Sixième exportateur mondial de brut, selon l'Organisation des pays exportateurs de pétrole (OPEP), basée à Vienne, le Nigeria dépend encore de l'importation des produits raffinés. Ses quatre raffineries, avec une capacité combinée de 445.000 barils par jour, opèrent en deçà de leur capacité à cause d'un équipement vieillissant.

Le Nigeria consomme 30 millions de litres de pétrole raffiné par jour alors que ses raffineries produisent ensemble environ 18 millions de litres par jour, laissant un manque de 12 millions de litres à importer, selon le Département des ressources pétrolières, le bras gouvernemental de l'industrie pétrolière.

Plus de 60 pour cent des usines au Nigeria, selon un sondage publié en mai par l'Association nigériane des industriels (MAN), dépendent des générateurs pour la fourniture de leurs principales sources d'énergie et cela, dit-il, a augmenté le coût des produits manufacturés, qui est répercuté sur le consommateur. Ceci a un effet négatif sur la compétitivité des produits locaux, indique la MAN.

Bashir Borodo, le nouveau président de la MAN, a déclaré aux journalistes, à Lagos au début de juillet, qu'ils planifiaient d'installer un générateur indépendant pour fournir de l'électricité aux industries.

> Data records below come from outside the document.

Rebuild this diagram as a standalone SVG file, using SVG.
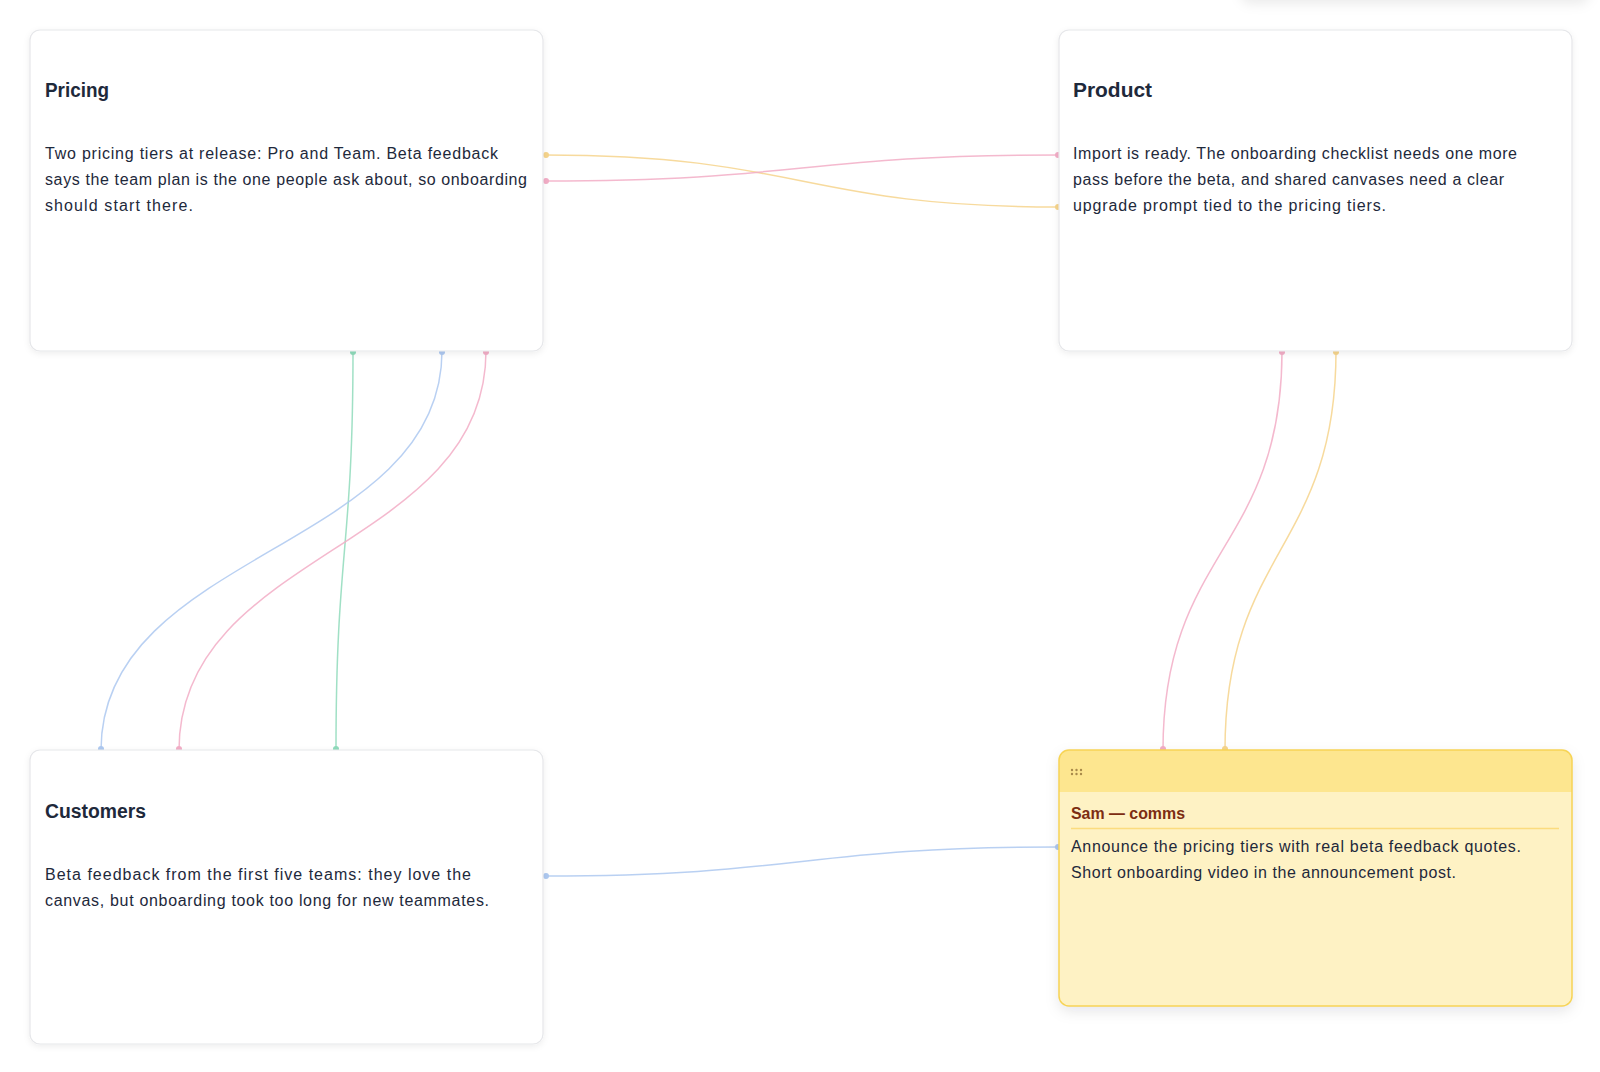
<svg xmlns="http://www.w3.org/2000/svg" width="1600" height="1072" viewBox="0 0 1600 1072">
<defs>
<style>
.card{fill:#ffffff;stroke:#e6e7ea;stroke-width:1.2}
.title{font-family:"Liberation Sans",Arial,sans-serif;font-size:20px;font-weight:700;fill:#1e293b}
.body{font-family:"Liberation Sans",Arial,sans-serif;font-size:16px;fill:#1e293b}
.stitle{font-family:"Liberation Sans",Arial,sans-serif;font-size:16px;font-weight:700;fill:#7c2d12}
.conn{fill:none;stroke-width:1.5;stroke-linecap:round;opacity:0.85}
.y{stroke:#f6d48c}
.p{stroke:#f2adc6}
.g{stroke:#8fdbbb}
.b{stroke:#adc8f0}
.yd{fill:#f6d48c}
.pd{fill:#f2adc6}
.gd{fill:#8fdbbb}
.bd{fill:#adc8f0}
</style>
<filter id="sh" x="-10%" y="-10%" width="120%" height="130%">
<feDropShadow dx="0" dy="2" stdDeviation="3" flood-color="#0f172a" flood-opacity="0.07"/>
</filter>
<filter id="sh2" x="-10%" y="-10%" width="120%" height="130%">
<feDropShadow dx="0" dy="5" stdDeviation="7" flood-color="#0f172a" flood-opacity="0.10"/>
</filter>
<filter id="sh3" x="-20%" y="-100%" width="140%" height="300%">
<feDropShadow dx="0" dy="4" stdDeviation="6" flood-color="#0f172a" flood-opacity="0.08"/>
</filter>
<clipPath id="stickyClip"><rect x="1059" y="750" width="513" height="256" rx="10"/></clipPath>
</defs>
<rect x="0" y="0" width="1600" height="1072" fill="#ffffff"/>
<rect x="1240" y="-60" width="350" height="60" rx="12" fill="#ffffff" filter="url(#sh3)"/>

<g id="connectors">
<path class="conn y" d="M545,155 C802,155 802,207 1059,207"/>
<path class="conn p" d="M545,181 C802,181 802,155 1059,155"/>
<path class="conn g" d="M353,351 C353,550 336,550 336,750"/>
<path class="conn b" d="M442,351 C442,550 101,550 101,750"/>
<path class="conn p" d="M486,351 C486,550 179,550 179,750"/>
<path class="conn p" d="M1282,351 C1282,550 1163,550 1163,750"/>
<path class="conn y" d="M1336,351 C1336,550 1225,550 1225,750"/>
<path class="conn b" d="M545,876 C802,876 802,847 1059,847"/>
<circle class="yd" cx="546" cy="155" r="3"/>
<circle class="yd" cx="1058" cy="207" r="3"/>
<circle class="pd" cx="546" cy="181" r="3"/>
<circle class="pd" cx="1058" cy="155" r="3"/>
<circle class="gd" cx="353" cy="352" r="3"/>
<circle class="gd" cx="336" cy="749" r="3"/>
<circle class="bd" cx="442" cy="352" r="3"/>
<circle class="bd" cx="101" cy="749" r="3"/>
<circle class="pd" cx="486" cy="352" r="3"/>
<circle class="pd" cx="179" cy="749" r="3"/>
<circle class="pd" cx="1282" cy="352" r="3"/>
<circle class="pd" cx="1163" cy="749" r="3"/>
<circle class="yd" cx="1336" cy="352" r="3"/>
<circle class="yd" cx="1225" cy="749" r="3"/>
<circle class="bd" cx="546" cy="876" r="3"/>
<circle class="bd" cx="1058" cy="847" r="3"/>
</g>

<g id="node-pricing">
<rect class="card" x="30" y="30" width="513" height="321" rx="10" filter="url(#sh)"/>
<text class="title" x="45" y="97" textLength="64" lengthAdjust="spacingAndGlyphs">Pricing</text>
<text class="body" x="45" y="159" textLength="453" lengthAdjust="spacing">Two pricing tiers at release: Pro and Team. Beta feedback</text>
<text class="body" x="45" y="185" textLength="482" lengthAdjust="spacing">says the team plan is the one people ask about, so onboarding</text>
<text class="body" x="45" y="211" textLength="148" lengthAdjust="spacing">should start there.</text>
</g>

<g id="node-product">
<rect class="card" x="1059" y="30" width="513" height="321" rx="10" filter="url(#sh)"/>
<text class="title" x="1073" y="97" textLength="79" lengthAdjust="spacingAndGlyphs">Product</text>
<text class="body" x="1073" y="159" textLength="444" lengthAdjust="spacing">Import is ready. The onboarding checklist needs one more</text>
<text class="body" x="1073" y="185" textLength="431" lengthAdjust="spacing">pass before the beta, and shared canvases need a clear</text>
<text class="body" x="1073" y="211" textLength="313" lengthAdjust="spacing">upgrade prompt tied to the pricing tiers.</text>
</g>

<g id="node-customers">
<rect class="card" x="30" y="750" width="513" height="294" rx="10" filter="url(#sh)"/>
<text class="title" x="45" y="818" textLength="101" lengthAdjust="spacingAndGlyphs">Customers</text>
<text class="body" x="45" y="880" textLength="426" lengthAdjust="spacing">Beta feedback from the first five teams: they love the</text>
<text class="body" x="45" y="906" textLength="444" lengthAdjust="spacing">canvas, but onboarding took too long for new teammates.</text>
</g>

<g id="node-sam-comms">
<rect x="1059" y="750" width="513" height="256" rx="10" fill="#fef2c4" filter="url(#sh2)"/>
<g clip-path="url(#stickyClip)">
<rect x="1059" y="750" width="513" height="42" fill="#fde68f"/>
</g>
<rect x="1059" y="750" width="513" height="256" rx="10" fill="none" stroke="#f7d455" stroke-width="1.5"/>
<g fill="#a88a4a">
<circle cx="1072" cy="770" r="1.2"/><circle cx="1076.5" cy="770" r="1.2"/><circle cx="1081" cy="770" r="1.2"/>
<circle cx="1072" cy="774" r="1.2"/><circle cx="1076.5" cy="774" r="1.2"/><circle cx="1081" cy="774" r="1.2"/>
</g>
<text class="stitle" x="1071" y="819" textLength="114" lengthAdjust="spacingAndGlyphs">Sam — comms</text>
<line x1="1071" y1="828.5" x2="1559" y2="828.5" stroke="#fbdc7e" stroke-width="1.5"/>
<text class="body" x="1071" y="852" textLength="450" lengthAdjust="spacing">Announce the pricing tiers with real beta feedback quotes.</text>
<text class="body" x="1071" y="878" textLength="385" lengthAdjust="spacing">Short onboarding video in the announcement post.</text>
</g>
</svg>
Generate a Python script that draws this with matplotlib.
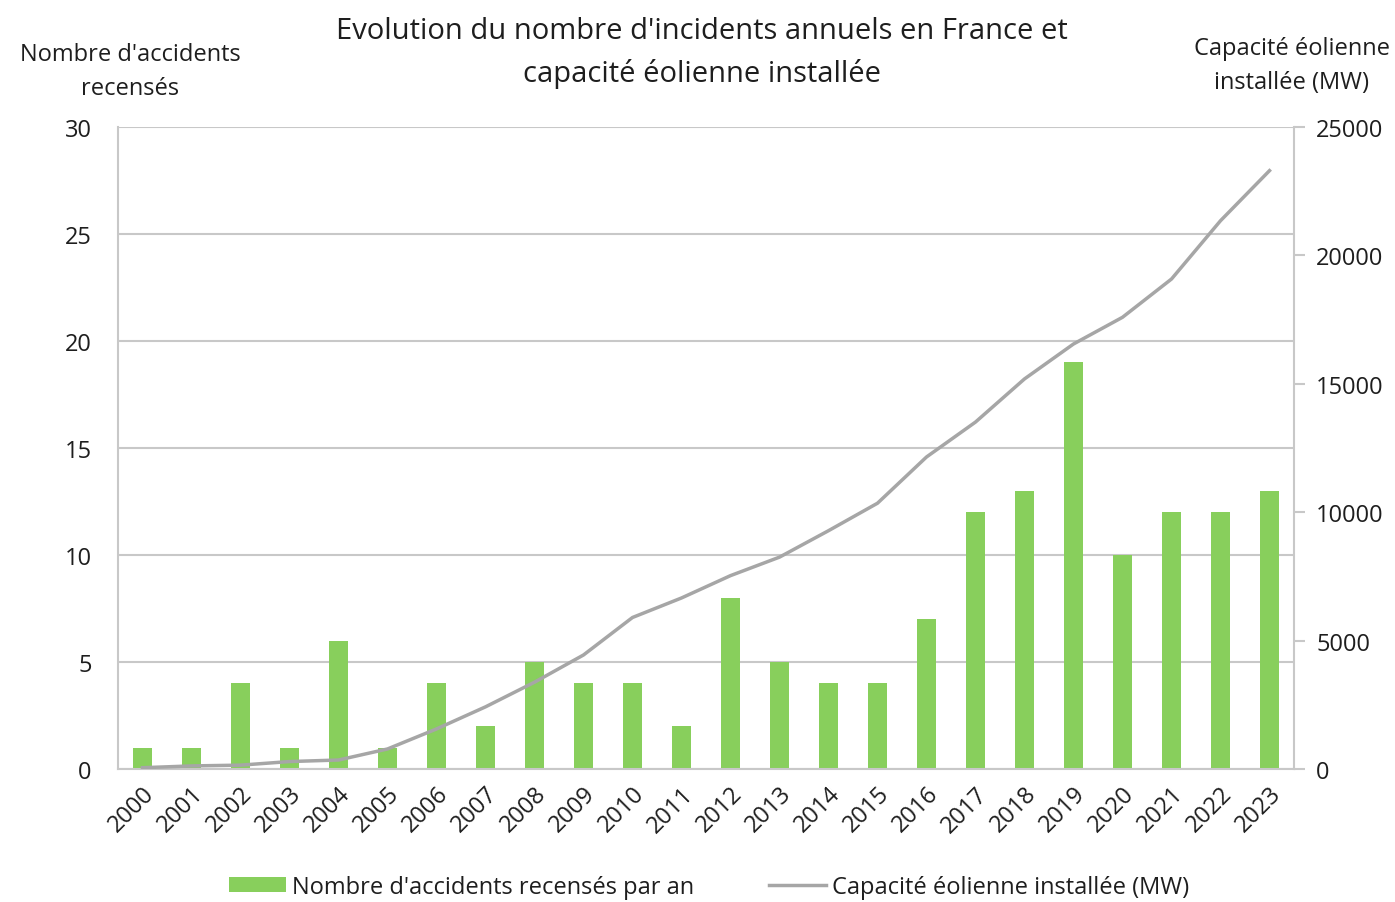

"L'expérience des membres avec la fourniture nationale du courant a atteint un niveau frustrant. La situation de l'électricité qui empire a conduit le secteur de la fabrication au bord de l'effondrement", a souligné Borodo. Le générateur est supposé démarrer l'année prochaine.

Borodo expliqué à IPS : "Le système solaire sera trop coûteux pour les compagnies industrielles; donc nous ne pensons pas à l'énergie solaire comme une option pour fournir de l'électricité aux firmes. Le générateur indépendant que nous planifions devra utiliser le gaz abondant du Nigeria pour faire fonctionner les turbines et générer de l'électricité".

Le Bureau des entreprises publiques (BPE), créé par le gouvernement pour liquider les actifs publics occasionnant des pertes, estime les pertes financières découlant de la fourniture irrégulière d'énergie à environ un miliard de dollars par an. Seulement moins de 36 pour cent des Nigérians ont accès à l'électricité.